Objective:
Leave out the pictures; transcribe all else exactly.

··· Recorded information

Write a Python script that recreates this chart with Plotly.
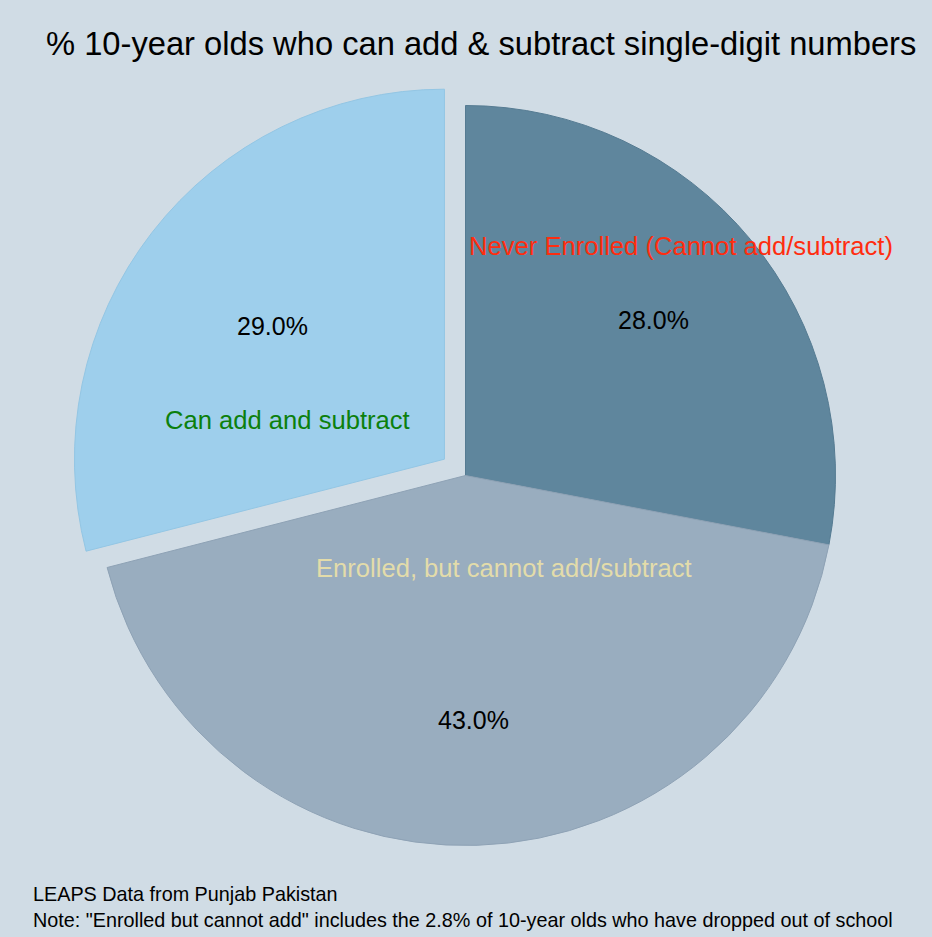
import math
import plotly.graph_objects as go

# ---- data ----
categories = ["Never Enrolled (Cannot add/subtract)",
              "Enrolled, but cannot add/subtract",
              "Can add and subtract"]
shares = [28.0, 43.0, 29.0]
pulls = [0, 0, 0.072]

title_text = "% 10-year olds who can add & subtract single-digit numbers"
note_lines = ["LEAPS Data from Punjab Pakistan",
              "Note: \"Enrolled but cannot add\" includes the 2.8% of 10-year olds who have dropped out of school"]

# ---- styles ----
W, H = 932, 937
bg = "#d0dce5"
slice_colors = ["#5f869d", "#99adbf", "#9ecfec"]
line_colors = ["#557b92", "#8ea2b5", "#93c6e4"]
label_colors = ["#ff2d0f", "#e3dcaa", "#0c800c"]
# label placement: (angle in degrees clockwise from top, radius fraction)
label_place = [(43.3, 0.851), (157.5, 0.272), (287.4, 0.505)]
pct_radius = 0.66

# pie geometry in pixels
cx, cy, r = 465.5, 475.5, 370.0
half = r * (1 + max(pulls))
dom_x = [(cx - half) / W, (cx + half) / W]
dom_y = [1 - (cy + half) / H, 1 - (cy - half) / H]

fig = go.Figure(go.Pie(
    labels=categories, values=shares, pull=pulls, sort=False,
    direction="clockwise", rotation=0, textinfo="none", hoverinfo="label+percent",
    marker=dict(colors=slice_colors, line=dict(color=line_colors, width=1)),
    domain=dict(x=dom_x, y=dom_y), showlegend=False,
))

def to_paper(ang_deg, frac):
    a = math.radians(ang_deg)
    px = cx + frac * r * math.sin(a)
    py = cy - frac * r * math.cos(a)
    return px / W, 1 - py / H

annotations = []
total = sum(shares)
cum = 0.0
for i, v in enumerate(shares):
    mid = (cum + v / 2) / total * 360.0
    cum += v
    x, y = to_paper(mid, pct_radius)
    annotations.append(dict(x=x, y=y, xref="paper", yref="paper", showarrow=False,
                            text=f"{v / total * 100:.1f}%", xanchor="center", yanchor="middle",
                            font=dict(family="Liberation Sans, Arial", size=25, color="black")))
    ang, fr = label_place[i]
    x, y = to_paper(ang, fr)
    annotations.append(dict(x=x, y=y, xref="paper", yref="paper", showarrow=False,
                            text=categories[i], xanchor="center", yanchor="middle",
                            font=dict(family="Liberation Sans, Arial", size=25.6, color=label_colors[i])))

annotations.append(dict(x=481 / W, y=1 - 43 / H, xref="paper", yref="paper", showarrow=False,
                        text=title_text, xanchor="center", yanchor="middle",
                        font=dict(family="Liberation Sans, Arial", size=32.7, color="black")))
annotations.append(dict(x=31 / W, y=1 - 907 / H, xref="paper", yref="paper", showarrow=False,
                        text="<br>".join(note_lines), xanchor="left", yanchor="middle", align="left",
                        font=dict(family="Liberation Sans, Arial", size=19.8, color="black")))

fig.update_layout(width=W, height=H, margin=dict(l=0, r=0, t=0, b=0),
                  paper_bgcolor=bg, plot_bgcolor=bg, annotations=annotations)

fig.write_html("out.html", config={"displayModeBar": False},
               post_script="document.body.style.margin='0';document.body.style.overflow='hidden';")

······

Finished exercise:
Write a Python script that recreates this chart with Plotly.
import math
import plotly.graph_objects as go

# ---- data ----
categories = ["Never Enrolled (Cannot add/subtract)",
              "Enrolled, but cannot add/subtract",
              "Can add and subtract"]
shares = [28.0, 43.0, 29.0]
pulls = [0, 0, 0.072]

title_text = "% 10-year olds who can add & subtract single-digit numbers"
note_lines = ["LEAPS Data from Punjab Pakistan",
              "Note: \"Enrolled but cannot add\" includes the 2.8% of 10-year olds who have dropped out of school"]

# ---- styles ----
W, H = 932, 937
bg = "#d0dce5"
slice_colors = ["#5f869d", "#99adbf", "#9ecfec"]
line_colors = ["#557b92", "#8ea2b5", "#93c6e4"]
label_colors = ["#ff2d0f", "#e3dcaa", "#0c800c"]
# label placement: (angle in degrees clockwise from top, radius fraction)
label_place = [(43.3, 0.851), (157.5, 0.272), (287.4, 0.505)]
pct_radius = 0.66

# pie geometry in pixels
cx, cy, r = 465.5, 475.5, 370.0
half = r * (1 + max(pulls))
dom_x = [(cx - half) / W, (cx + half) / W]
dom_y = [1 - (cy + half) / H, 1 - (cy - half) / H]

fig = go.Figure(go.Pie(
    labels=categories, values=shares, pull=pulls, sort=False,
    direction="clockwise", rotation=0, textinfo="none", hoverinfo="label+percent",
    marker=dict(colors=slice_colors, line=dict(color=line_colors, width=1)),
    domain=dict(x=dom_x, y=dom_y), showlegend=False,
))

def to_paper(ang_deg, frac):
    a = math.radians(ang_deg)
    px = cx + frac * r * math.sin(a)
    py = cy - frac * r * math.cos(a)
    return px / W, 1 - py / H

annotations = []
total = sum(shares)
cum = 0.0
for i, v in enumerate(shares):
    mid = (cum + v / 2) / total * 360.0
    cum += v
    x, y = to_paper(mid, pct_radius)
    annotations.append(dict(x=x, y=y, xref="paper", yref="paper", showarrow=False,
                            text=f"{v / total * 100:.1f}%", xanchor="center", yanchor="middle",
                            font=dict(family="Liberation Sans, Arial", size=25, color="black")))
    ang, fr = label_place[i]
    x, y = to_paper(ang, fr)
    annotations.append(dict(x=x, y=y, xref="paper", yref="paper", showarrow=False,
                            text=categories[i], xanchor="center", yanchor="middle",
                            font=dict(family="Liberation Sans, Arial", size=25.6, color=label_colors[i])))

annotations.append(dict(x=481 / W, y=1 - 43 / H, xref="paper", yref="paper", showarrow=False,
                        text=title_text, xanchor="center", yanchor="middle",
                        font=dict(family="Liberation Sans, Arial", size=32.7, color="black")))
annotations.append(dict(x=31 / W, y=1 - 907 / H, xref="paper", yref="paper", showarrow=False,
                        text="<br>".join(note_lines), xanchor="left", yanchor="middle", align="left",
                        font=dict(family="Liberation Sans, Arial", size=19.8, color="black")))

fig.update_layout(width=W, height=H, margin=dict(l=0, r=0, t=0, b=0),
                  paper_bgcolor=bg, plot_bgcolor=bg, annotations=annotations)

fig.write_html("out.html", config={"displayModeBar": False},
               post_script="document.body.style.margin='0';document.body.style.overflow='hidden';")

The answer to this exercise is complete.